TASK PROMPT =>
Print the lines that start the entries and continue through the one holding "df = build_frame()", please, exactly and with the pictures omitted.

── DATASET

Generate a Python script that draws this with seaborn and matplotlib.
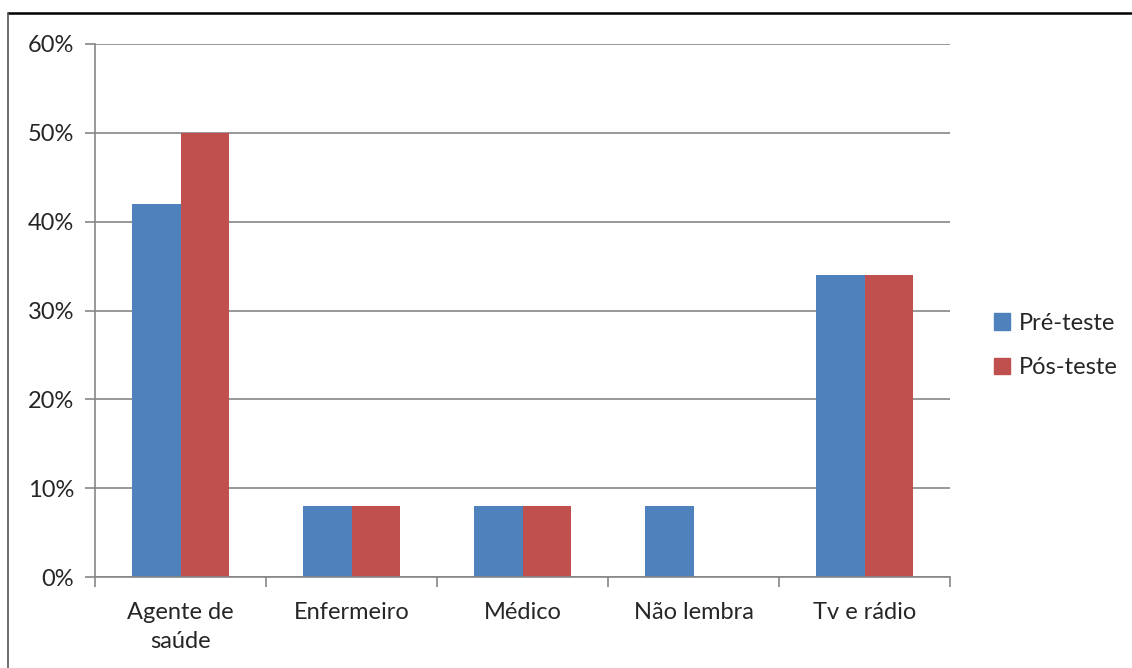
import matplotlib

matplotlib.use("Agg")
import matplotlib.pyplot as plt
import pandas as pd
import seaborn as sns
from matplotlib.lines import Line2D
from matplotlib.ticker import FixedLocator, PercentFormatter

CATEGORIES = ["Agente de\nsaúde", "Enfermeiro", "Médico", "Não lembra", "Tv e rádio"]
PRE_TESTE = [42, 8, 8, 8, 34]
POS_TESTE = [50, 8, 8, 0, 34]
SERIES = ["Pré-teste", "Pós-teste"]
COLORS = ["#4F81BD", "#C0504D"]
Y_TICKS = [0, 10, 20, 30, 40, 50, 60]


def build_frame():
    rows = []
    for cat, pre, pos in zip(CATEGORIES, PRE_TESTE, POS_TESTE):
        rows.append({"categoria": cat, "serie": SERIES[0], "valor": pre})
        rows.append({"categoria": cat, "serie": SERIES[1], "valor": pos})
    return pd.DataFrame(rows)


def main():
    sns.set_style("white")
    plt.rcParams["font.family"] = ["Lato", "DejaVu Sans"]

    df = build_frame()

    fig = plt.figure(figsize=(11.32, 6.68), dpi=100)
    ax = fig.add_axes([95 / 1132, 91 / 668, 855 / 1132, 533 / 668])

    sns.barplot(
        data=df,
        x="categoria",
        y="valor",
        hue="serie",
        palette=COLORS,
        width=0.57,
        saturation=1,
        linewidth=0,
        legend=False,
        ax=ax,
    )

    grid_color = "#868686"
    ax.set_ylim(0, 60)
    ax.set_xlim(-0.5, len(CATEGORIES) - 0.5)
    ax.yaxis.set_major_locator(FixedLocator(Y_TICKS))
    ax.yaxis.set_major_formatter(PercentFormatter(decimals=0))
    ax.grid(axis="y", color=grid_color, linewidth=1.2)
    ax.set_axisbelow(True)

    for side in ["top", "right"]:
        ax.spines[side].set_visible(False)
    for side in ["left", "bottom"]:
        ax.spines[side].set_color(grid_color)
        ax.spines[side].set_linewidth(1.2)

    ax.set_xlabel("")
    ax.set_ylabel("")
    ax.tick_params(axis="y", length=7, width=1.2, color=grid_color,
                   labelsize=17, pad=8, direction="out", left=True)
    ax.tick_params(axis="x", which="major", length=0, labelsize=17, pad=18)
    ax.xaxis.set_minor_locator(FixedLocator([i - 0.5 for i in range(len(CATEGORIES) + 1)]))
    ax.tick_params(axis="x", which="minor", length=7, width=1.2, color=grid_color,
                   direction="out", bottom=True)
    for label in ax.get_xticklabels():
        label.set_horizontalalignment("center")
        label.set_multialignment("center")
        label.set_verticalalignment("top")
        label.set_linespacing(1.45)

    handles = [plt.Rectangle((0, 0), 1, 1, color=c) for c in COLORS]
    fig.legend(
        handles,
        SERIES,
        loc="center left",
        bbox_to_anchor=(0.859, 0.483),
        frameon=False,
        fontsize=17,
        handlelength=0.7,
        handleheight=0.7,
        handletextpad=0.35,
        labelspacing=1.0,
    )

    fig.add_artist(Line2D([8 / 1132, 1.0], [1 - 13 / 668, 1 - 13 / 668],
                          transform=fig.transFigure, color="black", linewidth=1.8))
    fig.add_artist(Line2D([8 / 1132, 8 / 1132], [0, 1 - 13 / 668],
                          transform=fig.transFigure, color="#555555", linewidth=1.2))

    fig.savefig("out.png", dpi=100)
    plt.close(fig)


if __name__ == "__main__":
    main()
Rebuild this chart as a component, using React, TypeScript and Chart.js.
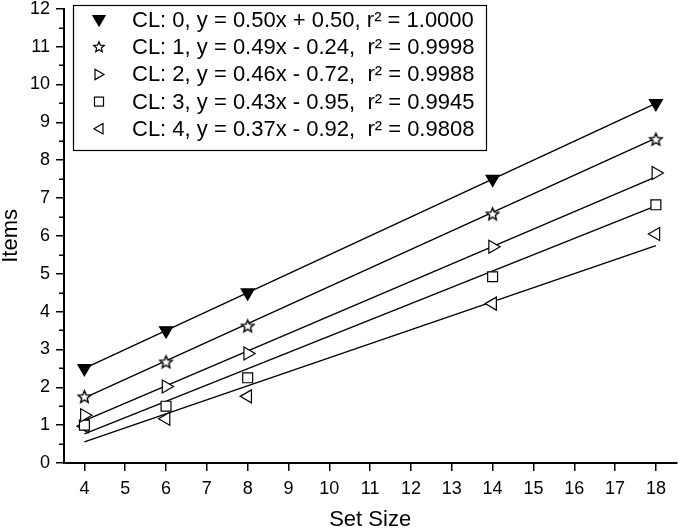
import React, { useEffect, useRef } from 'react';
import { Chart, registerables } from 'chart.js';

Chart.register(...registerables);

const FONT = '"Liberation Sans", Arial, sans-serif';

const setSizes = [4, 6, 8, 14, 18];
const cl0 = [2.5, 3.5, 4.5, 7.5, 9.5];
const cl1 = [1.75, 2.67, 3.62, 6.58, 8.55];
const cl2 = [1.26, 2.02, 2.89, 5.71, 7.66];
const cl3 = [1.0, 1.5, 2.25, 4.92, 6.82];
const cl4 = [0.97, 1.17, 1.76, 4.21, 6.05];

const fitX = [4, 18];
const fitStart = [2.5, 1.72, 1.12, 0.77, 0.56];
const fitEnd = [9.5, 8.58, 7.56, 6.79, 5.74];

const legendLabels = [
  'CL: 0, y = 0.50x + 0.50, r² = 1.0000',
  'CL: 1, y = 0.49x - 0.24,  r² = 0.9998',
  'CL: 2, y = 0.46x - 0.72,  r² = 0.9988',
  'CL: 3, y = 0.43x - 0.95,  r² = 0.9945',
  'CL: 4, y = 0.37x - 0.92,  r² = 0.9808',
];

const xTickValues = [4, 5, 6, 7, 8, 9, 10, 11, 12, 13, 14, 15, 16, 17, 18];
const yTicks = [0, 12];
const xRange = [3.5, 18.5];

function starPath(ctx: CanvasRenderingContext2D, cx: number, cy: number, r: number) {
  ctx.beginPath();
  for (let i = 0; i < 10; i++) {
    const ang = -Math.PI / 2 + (i * Math.PI) / 5;
    const rr = i % 2 === 0 ? r : r * 0.45;
    ctx.lineTo(cx + rr * Math.cos(ang), cy + rr * Math.sin(ang));
  }
  ctx.closePath();
}

function makeStar(r: number): HTMLCanvasElement {
  const size = Math.ceil(r * 2 + 4);
  const c = document.createElement('canvas');
  c.width = size;
  c.height = size;
  const ctx = c.getContext('2d')!;
  starPath(ctx, size / 2, size / 2 + 0.5, r);
  ctx.fillStyle = '#fff';
  ctx.fill();
  ctx.strokeStyle = '#000';
  ctx.lineWidth = 1.4;
  ctx.stroke();
  return c;
}

function triPath(ctx: CanvasRenderingContext2D, x: number, y: number, r: number, rotDeg: number) {
  let rad = (rotDeg * Math.PI) / 180;
  ctx.beginPath();
  for (let i = 0; i < 3; i++) {
    ctx.lineTo(x + Math.sin(rad) * r, y - Math.cos(rad) * r);
    rad += (2 * Math.PI) / 3;
  }
  ctx.closePath();
}

const extrasPlugin = {
  id: 'extras',
  afterDraw(chart: any) {
    const ctx: CanvasRenderingContext2D = chart.ctx;
    const ys = chart.scales.y;
    const left = chart.chartArea.left;
    ctx.save();
    // minor ticks on y axis
    ctx.strokeStyle = '#000';
    ctx.lineWidth = 1.5;
    for (let v = yTicks[0] + 0.5; v < yTicks[1]; v += 1) {
      const py = Math.round(ys.getPixelForValue(v)) + 0.25;
      ctx.beginPath();
      ctx.moveTo(left, py);
      ctx.lineTo(left - 5, py);
      ctx.stroke();
    }
    // legend
    const lx = 73, ly = 5, lw = 413, lh = 145;
    ctx.lineWidth = 1.2;
    ctx.strokeStyle = '#000';
    ctx.fillStyle = '#fff';
    ctx.fillRect(lx, ly, lw, lh);
    ctx.strokeRect(lx + 0.5, ly + 0.5, lw, lh);
    const mx = 99;
    ctx.font = `22px ${FONT}`;
    ctx.textBaseline = 'middle';
    ctx.textAlign = 'left';
    legendLabels.forEach((label, i) => {
      const cy = 20 + i * 27.2;
      ctx.lineWidth = 1.2;
      ctx.strokeStyle = '#000';
      if (i === 0) {
        triPath(ctx, mx, cy - 1, 7, 180);
        ctx.fillStyle = '#000';
        ctx.fill();
        ctx.stroke();
      } else if (i === 1) {
        starPath(ctx, mx, cy, 5.5);
        ctx.fillStyle = '#fff';
        ctx.fill();
        ctx.stroke();
      } else if (i === 2) {
        triPath(ctx, mx - 1, cy, 6, 90);
        ctx.fillStyle = '#fff';
        ctx.fill();
        ctx.stroke();
      } else if (i === 3) {
        ctx.fillStyle = '#fff';
        ctx.fillRect(mx - 4.5, cy - 4.5, 9, 9);
        ctx.strokeRect(mx - 4.5, cy - 4.5, 9, 9);
      } else {
        triPath(ctx, mx + 1, cy, 6, 270);
        ctx.fillStyle = '#fff';
        ctx.fill();
        ctx.stroke();
      }
      ctx.fillStyle = '#000';
      ctx.fillText(label, 132, cy + 1);
    });
    ctx.restore();
  },
};

export default function App() {
  const ref = useRef<HTMLCanvasElement | null>(null);

  useEffect(() => {
    if (!ref.current) return;
    const star = makeStar(6.5);
    const toPts = (ys: number[]) => setSizes.map((x, i) => ({ x, y: ys[i] }));
    const series = [cl0, cl1, cl2, cl3, cl4];
    const styles: any[] = [
      { pointStyle: 'triangle', rotation: 180, radius: 7.5, bg: '#000' },
      { pointStyle: star, rotation: 0, radius: 7, bg: '#fff' },
      { pointStyle: 'triangle', rotation: 90, radius: 7.5, bg: '#fff' },
      { pointStyle: 'rect', rotation: 0, radius: 7, bg: '#fff' },
      { pointStyle: 'triangle', rotation: 270, radius: 7.5, bg: '#fff' },
    ];
    const scatterSets = series.map((s, i) => ({
      type: 'scatter' as const,
      label: legendLabels[i],
      data: toPts(s),
      showLine: false,
      pointStyle: styles[i].pointStyle,
      rotation: styles[i].rotation,
      pointRadius: styles[i].radius,
      pointBackgroundColor: styles[i].bg,
      pointBorderColor: '#000',
      pointBorderWidth: 1.2,
    }));
    const fitSets = series.map((_, i) => ({
      type: 'line' as const,
      label: 'fit' + i,
      data: [
        { x: fitX[0], y: fitStart[i] },
        { x: fitX[1], y: fitEnd[i] },
      ],
      borderColor: '#000',
      borderWidth: 1.4,
      pointRadius: 0,
      fill: false,
    }));

    const chart = new Chart(ref.current, {
      type: 'scatter',
      data: { datasets: [...scatterSets, ...fitSets] as any },
      options: {
        animation: false,
        responsive: false,
        layout: { padding: { top: 7, left: 0, right: 0, bottom: 0 } },
        plugins: { legend: { display: false }, tooltip: { enabled: false } },
        scales: {
          x: {
            type: 'linear',
            min: xRange[0],
            max: xRange[1],
            afterBuildTicks: (s: any) => {
              s.ticks = xTickValues.map((v) => ({ value: v }));
            },
            ticks: {
              color: '#000',
              font: { family: FONT, size: 18 },
              padding: 7,
              maxRotation: 0,
              autoSkip: false,
            },
            grid: { drawOnChartArea: false, tickLength: 8, color: '#000', lineWidth: 1.5 },
            border: { color: '#000', width: 2 },
            title: {
              display: true,
              text: 'Set Size',
              color: '#000',
              font: { family: FONT, size: 22, lineHeight: 1 },
              padding: { top: 0, bottom: 0 },
            },
            afterFit: (s: any) => {
              s.height = 68;
              s.paddingLeft = 0;
              s.paddingRight = 0;
            },
          },
          y: {
            type: 'linear',
            min: yTicks[0],
            max: yTicks[1],
            ticks: {
              stepSize: 1,
              color: '#000',
              font: { family: FONT, size: 18 },
              padding: 6,
            },
            grid: { drawOnChartArea: false, tickLength: 8, color: '#000', lineWidth: 1.5 },
            border: { color: '#000', width: 2 },
            title: {
              display: true,
              text: 'Items',
              color: '#000',
              font: { family: FONT, size: 22, lineHeight: 1 },
              padding: { top: 0, bottom: 0 },
            },
            afterFit: (s: any) => {
              s.width = 64;
              s.paddingTop = 0;
              s.paddingBottom = 0;
            },
          },
        },
      },
      plugins: [extrasPlugin],
    });
    return () => chart.destroy();
  }, []);

  return (
    <div style={{ position: 'fixed', left: 0, top: 0, width: 685, height: 531, background: '#fff' }}>
      <canvas ref={ref} width={685} height={531} style={{ display: 'block' }} />
    </div>
  );
}
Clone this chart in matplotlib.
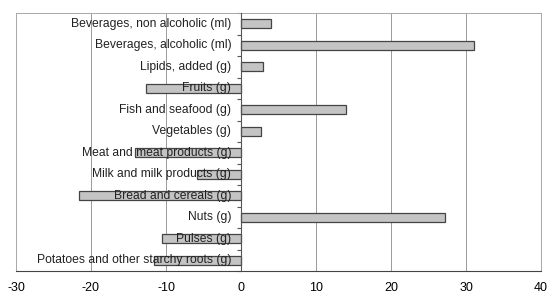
"""Food group differences, horizontal bars"""

import numpy as np
import matplotlib.pyplot as plt

categories = [
    "Beverages, non alcoholic (ml)",
    "Beverages, alcoholic (ml)",
    "Lipids, added (g)",
    "Fruits (g)",
    "Fish and seafood (g)",
    "Vegetables (g)",
    "Meat and meat products (g)",
    "Milk and milk products (g)",
    "Bread and cereals (g)",
    "Nuts (g)",
    "Pulses (g)",
    "Potatoes and other starchy roots (g)",
]
values = [4.0, 31.1, 2.9, -12.7, 14.0, 2.6, -14.2, -5.9, -21.6, 27.2, -10.6, -11.6]
xticks = [-30, -20, -10, 0, 10, 20, 30, 40]

plt.rcParams["font.family"] = ["Liberation Sans", "DejaVu Sans"]

fig = plt.figure(figsize=(5.47, 2.94), dpi=100)
ax = fig.add_axes([16 / 547, 23 / 294, 525 / 547, 258 / 294])

y = np.arange(len(categories))
ax.barh(y, values, height=0.42, color="#c4c4c4", edgecolor="#444444",
        linewidth=0.9, zorder=2)

ax.set_xlim(-30, 40)
ax.set_ylim(len(categories) - 0.5, -0.5)
ax.set_xticks(xticks)
ax.set_xticklabels([str(t) for t in xticks], fontsize=9)
ax.tick_params(axis="x", length=0, pad=8)

for t in xticks[1:-1]:
    if t != 0:
        ax.axvline(t, color="#9a9a9a", linewidth=0.7, zorder=1)

# y axis sits at zero, small ticks between categories
ax.spines["left"].set_position(("data", 0))
ax.spines["left"].set_color("#555555")
ax.spines["left"].set_zorder(3)
ax.set_yticks(np.arange(-0.5, len(categories), 1.0))
ax.set_yticklabels([])
ax.tick_params(axis="y", length=3, color="#555555", direction="out")

for side in ["top", "right"]:
    ax.spines[side].set_color("#a8a8a8")
    ax.spines[side].set_linewidth(0.7)
ax.spines["bottom"].set_color("#444444")
ax.axvline(-30, color="#a8a8a8", linewidth=0.7, zorder=1)

for yi, name in zip(y, categories):
    ax.annotate(name, xy=(0, yi), xytext=(-7, 0), textcoords="offset points",
                ha="right", va="center", fontsize=8.7, color="#222222", zorder=4)

fig.savefig("out.png", dpi=100)
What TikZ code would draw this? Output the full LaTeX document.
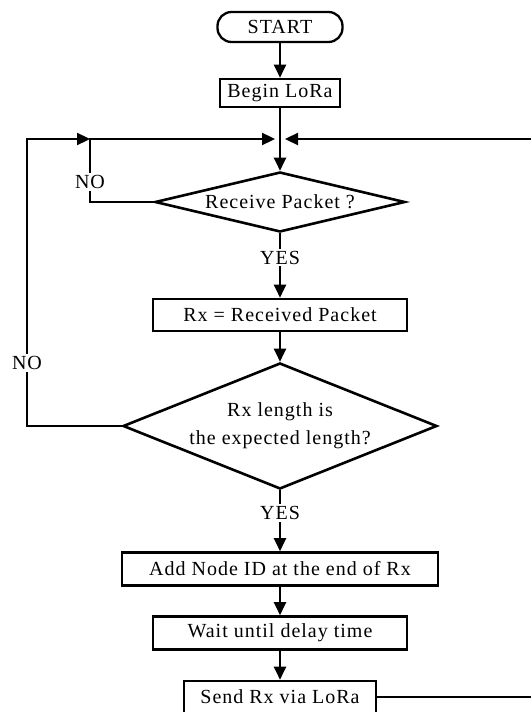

────

WRITTEN RESPONSE =>
Generate a Python script that draws this with seaborn and matplotlib.
import matplotlib

matplotlib.use("Agg")
import matplotlib.pyplot as plt
import pandas as pd
import seaborn as sns
from matplotlib.lines import Line2D
from matplotlib.ticker import FixedLocator, PercentFormatter

CATEGORIES = ["Agente de\nsaúde", "Enfermeiro", "Médico", "Não lembra", "Tv e rádio"]
PRE_TESTE = [42, 8, 8, 8, 34]
POS_TESTE = [50, 8, 8, 0, 34]
SERIES = ["Pré-teste", "Pós-teste"]
COLORS = ["#4F81BD", "#C0504D"]
Y_TICKS = [0, 10, 20, 30, 40, 50, 60]


def build_frame():
    rows = []
    for cat, pre, pos in zip(CATEGORIES, PRE_TESTE, POS_TESTE):
        rows.append({"categoria": cat, "serie": SERIES[0], "valor": pre})
        rows.append({"categoria": cat, "serie": SERIES[1], "valor": pos})
    return pd.DataFrame(rows)


def main():
    sns.set_style("white")
    plt.rcParams["font.family"] = ["Lato", "DejaVu Sans"]

    df = build_frame()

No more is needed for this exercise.